Beliau menoleh ke belakang dimana saya sedang berlindung: “Iya kan nak ?’Saya 
mengangguk dan dengan kencang meremas tangan kiri ibu saya yang diulurkannya 
kebelakang tubuhnya .

“Elly juga lapar Yah! Dan memastikan sambil menengok belakang lagi, dan saya 
mengangguk ‘Juga belum sembahyang’, iya kan nak ?” tanya nya pada saya.

Ayah saya langsung duduk dan dengan pelan mengatakan : Yah sudah sana, makan 
dan sholat dulu, abis itu balik lagi ke istana!”

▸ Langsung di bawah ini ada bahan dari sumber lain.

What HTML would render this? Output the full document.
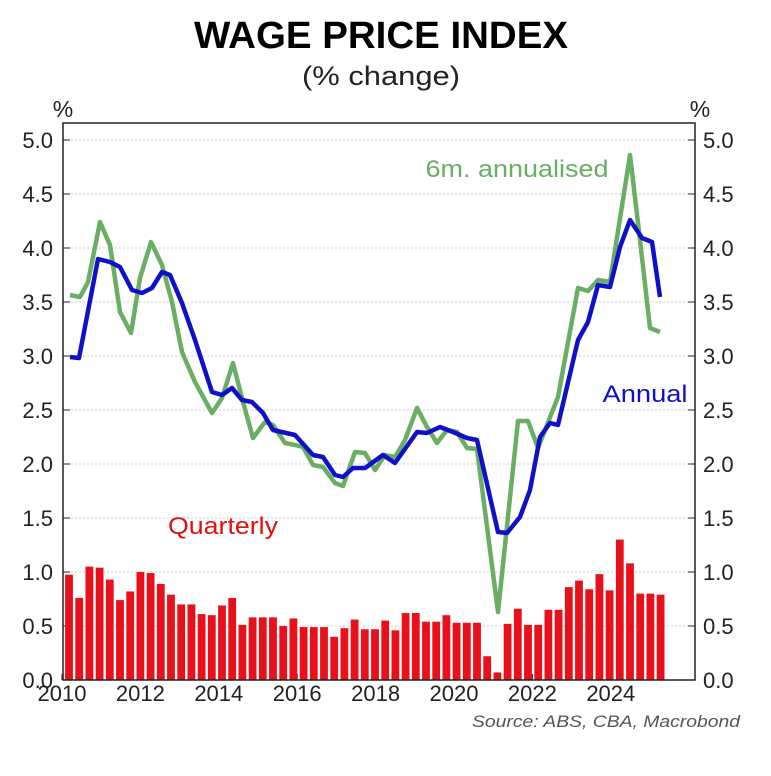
<!DOCTYPE html>
<html><head><meta charset="utf-8"><style>
body{margin:0;background:#fff;}
svg text{font-family:"Liberation Sans",sans-serif;}
</style></head><body>
<svg id="s" width="771" height="771" viewBox="0 0 771 771" xmlns="http://www.w3.org/2000/svg">
<rect width="771" height="771" fill="#fff"/>
<text x="381" y="48" text-anchor="middle" font-size="38" font-weight="bold" fill="#000" textLength="374" lengthAdjust="spacingAndGlyphs">WAGE PRICE INDEX</text>
<text x="381" y="85" text-anchor="middle" font-size="27" fill="#222" textLength="158" lengthAdjust="spacingAndGlyphs">(% change)</text>
<text x="63" y="117" text-anchor="middle" font-size="23" fill="#222">%</text>
<text x="700" y="117" text-anchor="middle" font-size="23" fill="#222">%</text>
<g id="grid"></g>
<g id="bars"></g>
<polyline fill="none" stroke="#6aae64" stroke-width="4.5" stroke-linejoin="round" points="70,295 80,297 88,282 100,222 110,245 120,312 131,333 140,278 151,242 162,265 172,302 182,352 195,382 212,413 222,398 233,363 243,402 253,438 265,422 273,425 285,443 295,445 303,447 313,465 323,467 335,483 343,486 355,452 365,453 375,470 385,455 395,457 405,440 417,408 427,427 437,443 447,430 457,432 467,448 477,449 498,612 518,421 528,421 538,448 558,397 578,288 588,291 598,280 610,282 630,155 640,240 650,328 660,332"/>
<polyline fill="none" stroke="#1010c8" stroke-width="4.5" stroke-linejoin="round" points="70,357 79,358 98,259 110,262 120,267 132,290 142,293 152,288 162,272 170,275 182,303 195,340 212,392 222,395 232,388 242,400 252,402 263,413 273,430 295,435 313,455 323,457 335,475 343,477 353,468 365,468 383,455 395,463 417,432 427,433 440,427 453,432 467,438 477,440 498,532 507,533 520,517 530,490 540,437 550,423 558,425 578,340 588,322 598,285 610,287 620,247 630,220 642,238 652,242 660,297"/>
<rect x="63" y="123" width="632" height="557" fill="none" stroke="#222" stroke-width="1.5"/>
<text x="517" y="177" text-anchor="middle" font-size="24" fill="#6aae64" textLength="183" lengthAdjust="spacingAndGlyphs">6m. annualised</text>
<text x="645" y="402" text-anchor="middle" font-size="24" fill="#1010c8" textLength="85" lengthAdjust="spacingAndGlyphs">Annual</text>
<text x="223" y="534" text-anchor="middle" font-size="24" fill="#e01010" textLength="110" lengthAdjust="spacingAndGlyphs">Quarterly</text>
<g id="xl" font-size="22" fill="#222" text-anchor="middle"></g>
<text x="740" y="727" text-anchor="end" font-size="17" font-style="italic" fill="#555" textLength="268" lengthAdjust="spacingAndGlyphs">Source: ABS, CBA, Macrobond</text>
</svg>
<script>
var NS="http://www.w3.org/2000/svg";
function el(p,t,a,txt){var e=document.createElementNS(NS,t);for(var k in a)e.setAttribute(k,a[k]);if(txt!=null)e.textContent=txt;document.getElementById(p).appendChild(e);}
for(var i=0;i<=10;i++){var v=i*0.5,y=680-108*v;
 if(i>0)el("grid","line",{x1:63,x2:695,y1:y,y2:y,stroke:"#ccc","stroke-dasharray":"2,2","stroke-width":1});
 el("grid","line",{x1:63,x2:70,y1:y,y2:y,stroke:"#222"});
 el("grid","line",{x1:688,x2:695,y1:y,y2:y,stroke:"#222"});
 el("grid","text",{x:53,y:y+8,"text-anchor":"end","font-size":22,fill:"#222"},v.toFixed(1));
 el("grid","text",{x:703,y:y+8,"font-size":22,fill:"#222"},v.toFixed(1));}
var b=[0.975,0.76,1.05,1.04,0.93,0.74,0.82,1.0,0.99,0.89,0.79,0.70,0.70,0.61,0.60,0.69,0.76,0.51,0.58,0.58,0.58,0.50,0.57,0.49,0.49,0.49,0.40,0.48,0.56,0.47,0.47,0.55,0.46,0.62,0.62,0.54,0.54,0.60,0.53,0.53,0.53,0.22,0.07,0.52,0.66,0.51,0.51,0.65,0.65,0.86,0.92,0.84,0.98,0.83,1.30,1.08,0.80,0.80,0.79];
for(var i=0;i<b.length;i++){var c=69+10.2*i,h=108*b[i];el("bars","rect",{x:c-3.9,y:680-h,width:7.8,height:h,fill:"#e8101a"});}
for(var y=2010;y<=2024;y+=2){var x=62+(y-2010)*39.2;el("xl","text",{x:x,y:701},String(y));el("grid","line",{x1:x,x2:x,y1:680,y2:674,stroke:"#222"});}
</script>
</body></html>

Sambil makan ibu saya mendengarkan cerita saya yang menakutkan tegang dan seru.

Setelah sholat ibu saya mendekati saya dan mengatakan: Patuh sama apa yang 
disuruh ayahmu, balik tapi jangan sampai ke istana ya, sampai Pecenongan saja. 
Kalau ada demo ikut demo .. tapi jangan sampai ke istana!”…ulangnya lagi.

(Terharu… mengenang semuanya… Ya Allah sayangilah kedua orang tuaku, 
sebagaimana beliau menyayangiku dulu..)

Bukan sekali ayah dan ibu saya mengajarkan saya untuk berjuang bagi kepentingan 
orang banyak.

***

Umur 12 tahun saya diajak ayah saya ke Notaris, yang saat itu tahun 1963, 
sangat jarang di Jakarta. Saya diajak ayah saya untuk menyaksikan beliau 
membuat akte pendidirian sebuah Yayasan Pendidikan untuk Aceh. Di situ saya 
belajar apa itu Notaris, akte dan yayasan.

Teringat sekali saya diusia sepuh dengan enam cucu ini, apa yang dikatakan ayah 
saya: “Ini yayasan pendidikan untuk Aceh. Nanti kalau Elly sudah besar bergerak 
dalam pendidikan ya nak, dan jangan pernah tinggalkan Aceh. Pendidikan itu 
sangat penting, karena pendidikanlah yang ‘Memanusiakan Manusia!”.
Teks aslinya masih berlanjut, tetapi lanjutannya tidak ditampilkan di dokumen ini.